I value a book by the way the author induces us to work out tools and techniques to solve problems, that's why I wanted to see an easy way to perform the integration by parts in the vector integral equation. But vector calculus isn't as straightforward as single variable calculus as we must deal with the components and the scalar and cross products. I really wished that there were an easy way to perform the integration by parts in vector calculus.
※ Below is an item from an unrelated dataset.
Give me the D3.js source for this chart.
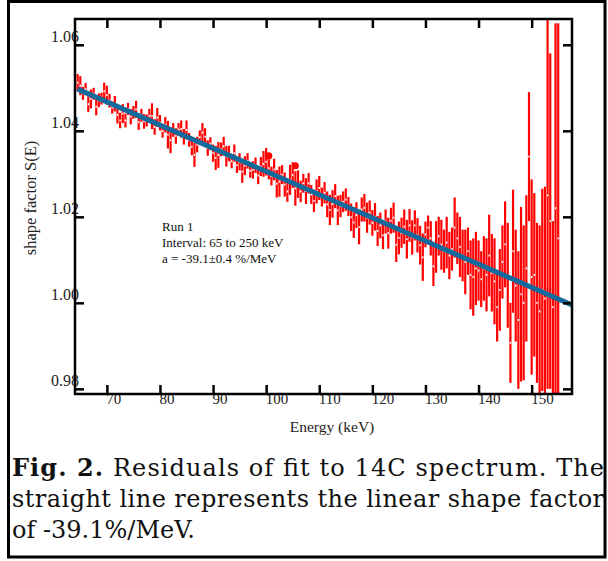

It would be a technique worthy of keeping in memory.

4. Feb 2, 2017

I think J.D. Jackson's calling it "integration by parts is used loosely to mean doing exactly what I did. Things like this come up quite frequently in J.D. Jackson's book that use a lot of vector calculus. e.g. Given a term such as $B \times \nabla \times B$, the conversion for this typically comes from $\\$ $\nabla (A \cdot B)=(A \cdot \nabla) B +(B \cdot \nabla) A +A \times \nabla \times B + B \times \nabla \times A$. $\\$ Again, when J.D. Jackson calls it "integration by parts", what he means is using the vector identities, (in the previous case operating on $\nabla \cdot (\Phi \nabla \Phi)$ ), in a way similar to $d(uv)=udv + vdu$. For vector calculus, there are about half a dozen or more of these on the cover of his book. Another one,(this one I haven't memorized), is $\nabla \cdot (A \times B )$. They are all very useful and used throughout his book.

5. Feb 2, 2017

### Angelo Cirino

I agree with your assessment of the way Jackson uses the identities, I just wanted to exercise myself and try to see if there really was an easy approach to integrate by parts in the conventional sense. I completed two semesters studying EM from Jackson's book, but it was over fifteen years ago.